▶ [What is needed]:
Any pictures should be left out; please print exactly the lines between the line with "Reproduce this chart with pgfplots." and the line with "pattern=on 9pt off", inclusive.

▶ [Material for this task]:
— Begin —

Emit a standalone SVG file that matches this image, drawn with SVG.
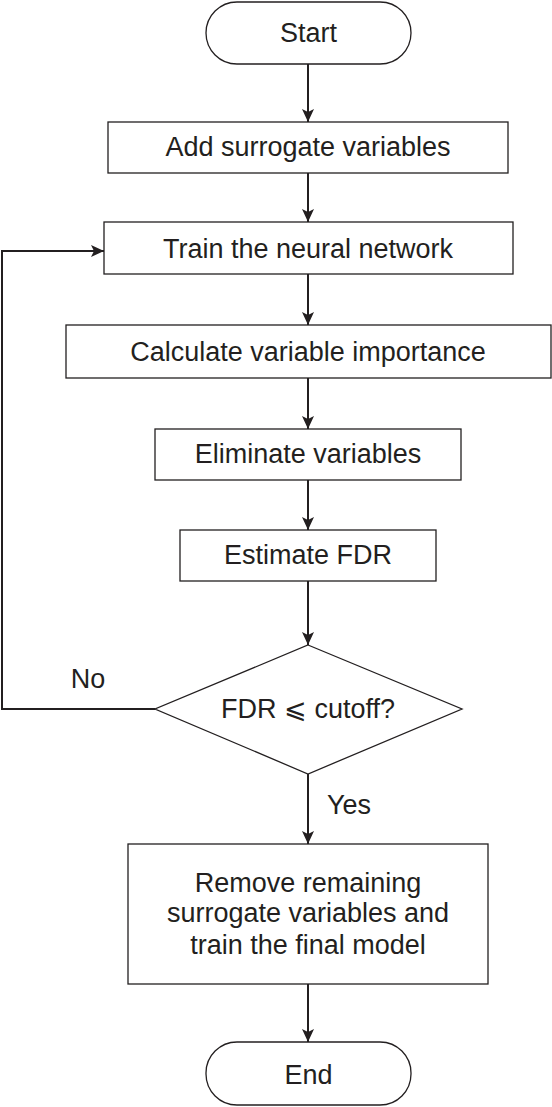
<svg xmlns="http://www.w3.org/2000/svg" width="552" height="1107" viewBox="0 0 552 1107">
<style>
.n{fill:#fff;stroke:#231f20;stroke-width:1.3}
.t{font-family:"Liberation Sans",Arial,sans-serif;font-size:27px;fill:#231f20;text-anchor:middle}
.c{fill:none;stroke:#231f20;stroke-width:2}
</style>
<defs>
<marker id="ah" markerUnits="userSpaceOnUse" markerWidth="14" markerHeight="12" refX="13" refY="6" orient="auto">
<path d="M0,0 L13,6 L0,12 L3,6 Z" fill="#231f20"/>
</marker>
</defs>
<rect width="552" height="1107" fill="#fff"/>
<g id="connectors">
<line class="c" x1="308" y1="64" x2="308" y2="122" marker-end="url(#ah)"/>
<line class="c" x1="308" y1="173" x2="308" y2="222" marker-end="url(#ah)"/>
<line class="c" x1="308" y1="274" x2="308" y2="325" marker-end="url(#ah)"/>
<line class="c" x1="308" y1="378" x2="308" y2="429" marker-end="url(#ah)"/>
<line class="c" x1="308" y1="480" x2="308" y2="530" marker-end="url(#ah)"/>
<line class="c" x1="308" y1="581" x2="308" y2="645" marker-end="url(#ah)"/>
<line class="c" x1="308" y1="774" x2="308" y2="844" marker-end="url(#ah)"/>
<line class="c" x1="308" y1="984" x2="308" y2="1042" marker-end="url(#ah)"/>
<polyline class="c" points="155,709 2,709 2,251 104,251" marker-end="url(#ah)"/>
<text class="t" x="88" y="688">No</text>
<text class="t" x="349" y="814">Yes</text>
</g>
<g id="start">
<rect class="n" x="206" y="2" width="205" height="62" rx="31" ry="31"/>
<text class="t" x="308.5" y="42">Start</text>
</g>
<g id="add">
<rect class="n" x="108" y="122" width="400" height="51"/>
<text class="t" x="308" y="156">Add surrogate variables</text>
</g>
<g id="train">
<rect class="n" x="104" y="222" width="409" height="52"/>
<text class="t" x="308" y="258">Train the neural network</text>
</g>
<g id="calc">
<rect class="n" x="66" y="325" width="485" height="53"/>
<text class="t" x="308" y="361">Calculate variable importance</text>
</g>
<g id="elim">
<rect class="n" x="155" y="429" width="306" height="51"/>
<text class="t" x="308" y="463">Eliminate variables</text>
</g>
<g id="est">
<rect class="n" x="180" y="530" width="256" height="51"/>
<text class="t" x="308" y="564">Estimate FDR</text>
</g>
<g id="decision">
<polygon class="n" points="308,645 462,709 308,774 155,709"/>
<text class="t" x="308" y="718">FDR ⩽ cutoff?</text>
</g>
<g id="remove">
<rect class="n" x="128" y="844" width="360" height="140"/>
<text class="t" x="308" y="892">Remove remaining</text>
<text class="t" x="308" y="922">surrogate variables and</text>
<text class="t" x="308" y="954">train the final model</text>
</g>
<g id="end">
<rect class="n" x="206" y="1042" width="205" height="63" rx="31" ry="31"/>
<text class="t" x="308.5" y="1084">End</text>
</g>
</svg>
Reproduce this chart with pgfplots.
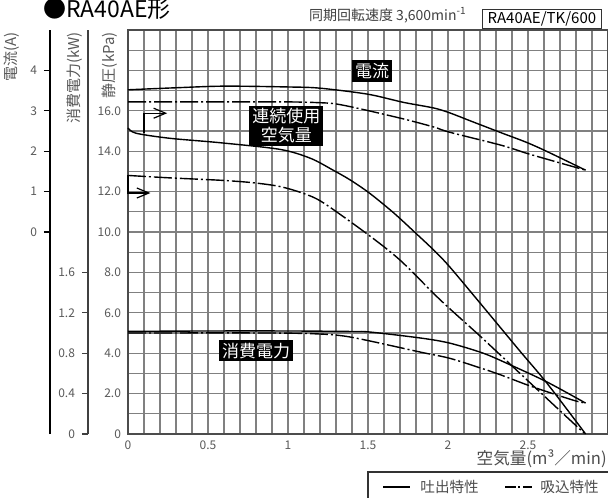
\documentclass[border=0pt]{standalone}
\usepackage{pgfplots}
\pgfplotsset{compat=1.18}
\usepackage{pgfplotstable}
\usepackage{fontspec}
\setmainfont{Noto Sans CJK JP}
\usetikzlibrary{arrows.meta}

\pgfplotstableread{
x A
0 3.52
0.3 3.57
0.6 3.61
1.0 3.59
1.2 3.56
1.5 3.41
1.72 3.21
1.91 3.07
2.01 2.95
2.14 2.75
2.33 2.46
2.49 2.22
2.62 1.99
2.86 1.53
}\curD
\pgfplotstableread{
x A
0 3.22
0.5 3.22
1.0 3.22
1.2 3.20
1.3 3.17
1.45 3.05
1.72 2.80
1.91 2.60
2.01 2.47
2.33 2.15
2.49 1.95
2.62 1.80
2.86 1.53
}\curS
\pgfplotstableread{
x P
0 15.15
0.05 14.89
0.26 14.64
0.575 14.42
0.95 14.09
1.14 13.65
1.28 13.07
1.39 12.57
1.51 11.92
1.66 10.95
1.80 9.93
1.91 9.11
2.01 8.28
2.23 6.2
2.45 4.1
2.62 2.5
2.86 0
}\preD
\pgfplotstableread{
x P
0 12.8
0.26 12.68
0.58 12.56
0.78 12.44
0.95 12.25
1.1 11.9
1.22 11.45
1.49 9.93
1.7 8.61
1.95 6.65
2.2 4.85
2.45 3.0
2.7 1.15
2.85 0.05
}\preS
\pgfplotstableread{
x kW
0 1.016
0.5 1.02
1.0 1.02
1.4 1.015
1.51 1.01
1.83 0.95
2.01 0.90
2.22 0.80
2.39 0.684
2.62 0.514
2.86 0.306
}\powD
\pgfplotstableread{
x kW
0 1.0
0.9 1.0
1.2 0.99
1.35 0.97
1.5 0.925
1.83 0.81
2.01 0.75
2.2 0.655
2.33 0.585
2.53 0.466
2.78 0.336
2.86 0.306
}\powS

\tikzset{dd/.style={dash pattern=on 9pt off 1.5pt on 1pt off 1.5pt}}

\begin{document}
\begin{tikzpicture}
% current axis (A)
\begin{axis}[
  at={(-39pt,0pt)}, anchor=south west,
  scale only axis, width=10pt, height=202pt,
  xmin=0, xmax=1, ymin=-5, ymax=5,
  axis x line=none, axis y line*=left,
  ytick={0,1,2,3,4}, yticklabels={0,1,2,3,4},
  ytick pos=left, tick align=outside, major tick length=3pt,
  axis line style={black, line width=0.8pt},
  tick style={black, line width=0.6pt},
  tick label style={font=\fontsize{6}{7}\selectfont, text=black!65},
]
\end{axis}
% power axis (kW)
\begin{axis}[
  at={(-20pt,0pt)}, anchor=south west,
  scale only axis, width=10pt, height=202pt,
  xmin=0, xmax=1, ymin=0, ymax=4,
  axis x line=none, axis y line*=left,
  ytick={0,0.4,0.8,1.2,1.6}, yticklabels={0,0.4,0.8,1.2,1.6},
  ytick pos=left, tick align=outside, major tick length=3pt,
  axis line style={black!75, line width=0.8pt},
  tick style={black!75, line width=0.6pt},
  tick label style={font=\fontsize{6}{7}\selectfont, text=black!65},
]
\end{axis}
% main axis (kPa)
\begin{axis}[
  at={(0pt,0pt)}, anchor=south west,
  scale only axis, width=240pt, height=202pt,
  xmin=0, xmax=3, ymin=0, ymax=20,
  xtick={0,0.5,...,3}, minor x tick num=4,
  xticklabels={0,0.5,1,1.5,2,2.5,},
  ytick={0,2,...,20}, minor y tick num=1,
  yticklabels={0,2.0,4.0,6.0,8.0,10.0,12.0,14.0,16.0,,},
  grid=both,
  major grid style={black!50, line width=0.6pt},
  minor grid style={black!50, line width=0.6pt},
  major tick length=0pt, minor tick length=0pt,
  axis line style={black!70, line width=0.8pt},
  tick label style={font=\fontsize{6}{7}\selectfont, text=black!65},
  /pgf/number format/assume math mode=true,
  clip=false,
]
\addplot[black, line width=0.7pt, smooth] table[x=x, y expr=\thisrow{A}*2+10] {\curD};
\addplot[black, line width=0.7pt, smooth, dd] table[x=x, y expr=\thisrow{A}*2+10] {\curS};
\addplot[black, line width=0.7pt, smooth] table[x=x, y=P] {\preD};
\addplot[black, line width=0.7pt, smooth, dd] table[x=x, y=P] {\preS};
\addplot[black, line width=0.7pt, smooth] table[x=x, y expr=\thisrow{kW}*5] {\powD};
\addplot[black, line width=0.7pt, smooth, dd] table[x=x, y expr=\thisrow{kW}*5] {\powS};

\draw[black, line width=0.6pt, -{Straight Barb[length=6pt,width=5pt]}] (axis cs:0.1,14.88) |- (axis cs:0.245,15.88);
\draw[black, line width=0.6pt, -{Straight Barb[length=6pt,width=5pt]}] (axis cs:0,12.8) |- (axis cs:0.14,11.93);

\node[fill=black, text=white, inner sep=1.5pt, font=\fontsize{8.5}{9.5}\selectfont] at (axis cs:1.525,17.97) {電流};
\node[fill=black, text=white, inner sep=1.5pt, align=center, font=\fontsize{8.5}{9.5}\selectfont] at (axis cs:0.99,15.25) {連続使用\\空気量};
\node[fill=black, text=white, inner sep=1.5pt, font=\fontsize{8.5}{9.5}\selectfont] at (axis cs:0.80,4.13) {消費電力};
\end{axis}

% axis titles
\node[rotate=90, anchor=east, text=black!65, font=\fontsize{7.5}{8}\selectfont, inner sep=0pt] at (-58pt,201pt) {電流(A)};
\node[rotate=90, anchor=east, text=black!65, font=\fontsize{7.5}{8}\selectfont, inner sep=0pt] at (-26.5pt,201pt) {消費電力(kW)};
\node[rotate=90, anchor=east, text=black!65, font=\fontsize{7.5}{8}\selectfont, inner sep=0pt] at (-9pt,201pt) {静圧(kPa)};
\node[anchor=east, text=black!70, font=\fontsize{8.3}{9}\selectfont, inner sep=0pt] at (239.5pt,-12.5pt) {空気量(m³／min)};

% header
\node[anchor=base west, inner sep=0pt, font=\fontsize{11.5}{13}\selectfont] at (-42.5pt,208pt) {●RA40AE形};
\node[anchor=base east, inner sep=0pt, text=black!75, font=\fontsize{7}{8}\selectfont] at (169.5pt,206.5pt) {同期回転速度 3,600min\textsuperscript{-1}};
\node[draw=black!80, line width=0.6pt, anchor=south west, minimum height=9.5pt, inner xsep=2.5pt, inner ysep=0pt, font=\fontsize{7.5}{8}\selectfont] at (177pt,202.5pt) {RA40AE/TK/600\hspace{10pt}};

% legend
\draw[black!80, line width=0.6pt] (250pt,-19pt) -- (120pt,-19pt) -- (120pt,-40pt);
\draw[black, line width=0.7pt] (127.5pt,-26.5pt) -- (141pt,-26.5pt);
\node[anchor=west, inner sep=0pt, text=black!70, font=\fontsize{7.3}{8}\selectfont] at (146pt,-26.5pt) {吐出特性};
\draw[black, line width=0.7pt, dash pattern=on 5.5pt off 1.2pt on 1pt off 1.2pt] (188.5pt,-26.5pt) -- (202pt,-26.5pt);
\node[anchor=west, inner sep=0pt, text=black!70, font=\fontsize{7.3}{8}\selectfont] at (206pt,-26.5pt) {吸込特性};

\pgfresetboundingbox
\path (-64pt,-31.5pt) rectangle (240pt,217pt);
\end{tikzpicture}
\end{document}
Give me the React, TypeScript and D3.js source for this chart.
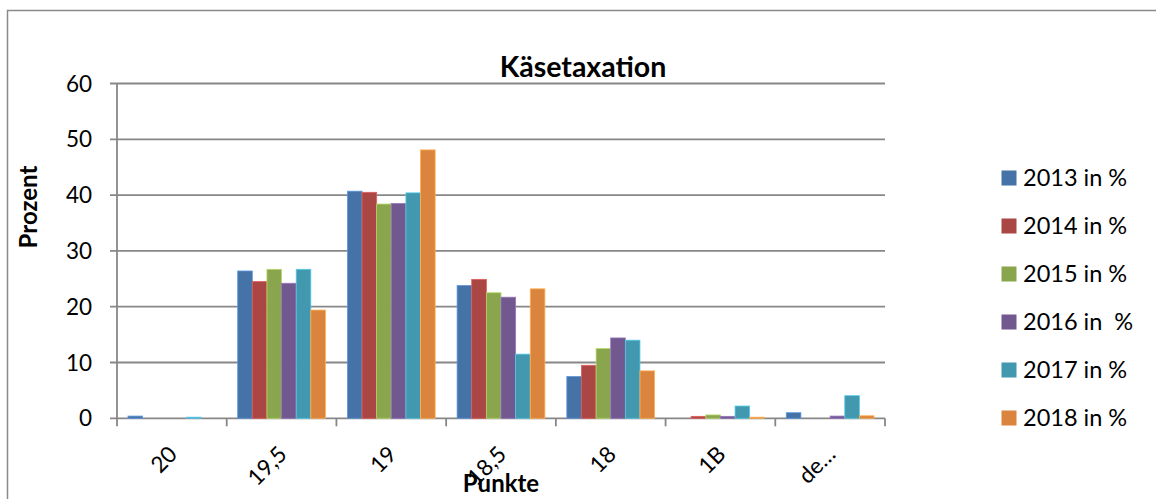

— End —

▶ [Task result]:
Reproduce this chart with pgfplots.
\documentclass[border=0pt]{standalone}
\usepackage{pgfplots}
\pgfplotsset{compat=1.18}
\usepackage{pgfplotstable}
\usepackage{fontspec}
\setmainfont{Noto Sans CJK JP}
\usetikzlibrary{arrows.meta}

\pgfplotstableread{
x A
0 3.52
0.3 3.57
0.6 3.61
1.0 3.59
1.2 3.56
1.5 3.41
1.72 3.21
1.91 3.07
2.01 2.95
2.14 2.75
2.33 2.46
2.49 2.22
2.62 1.99
2.86 1.53
}\curD
\pgfplotstableread{
x A
0 3.22
0.5 3.22
1.0 3.22
1.2 3.20
1.3 3.17
1.45 3.05
1.72 2.80
1.91 2.60
2.01 2.47
2.33 2.15
2.49 1.95
2.62 1.80
2.86 1.53
}\curS
\pgfplotstableread{
x P
0 15.15
0.05 14.89
0.26 14.64
0.575 14.42
0.95 14.09
1.14 13.65
1.28 13.07
1.39 12.57
1.51 11.92
1.66 10.95
1.80 9.93
1.91 9.11
2.01 8.28
2.23 6.2
2.45 4.1
2.62 2.5
2.86 0
}\preD
\pgfplotstableread{
x P
0 12.8
0.26 12.68
0.58 12.56
0.78 12.44
0.95 12.25
1.1 11.9
1.22 11.45
1.49 9.93
1.7 8.61
1.95 6.65
2.2 4.85
2.45 3.0
2.7 1.15
2.85 0.05
}\preS
\pgfplotstableread{
x kW
0 1.016
0.5 1.02
1.0 1.02
1.4 1.015
1.51 1.01
1.83 0.95
2.01 0.90
2.22 0.80
2.39 0.684
2.62 0.514
2.86 0.306
}\powD
\pgfplotstableread{
x kW
0 1.0
0.9 1.0
1.2 0.99
1.35 0.97
1.5 0.925
1.83 0.81
2.01 0.75
2.2 0.655
2.33 0.585
2.53 0.466
2.78 0.336
2.86 0.306
}\powS

\tikzset{dd/.style={dash pattern=on 9pt off 1.5pt on 1pt off 1.5pt}}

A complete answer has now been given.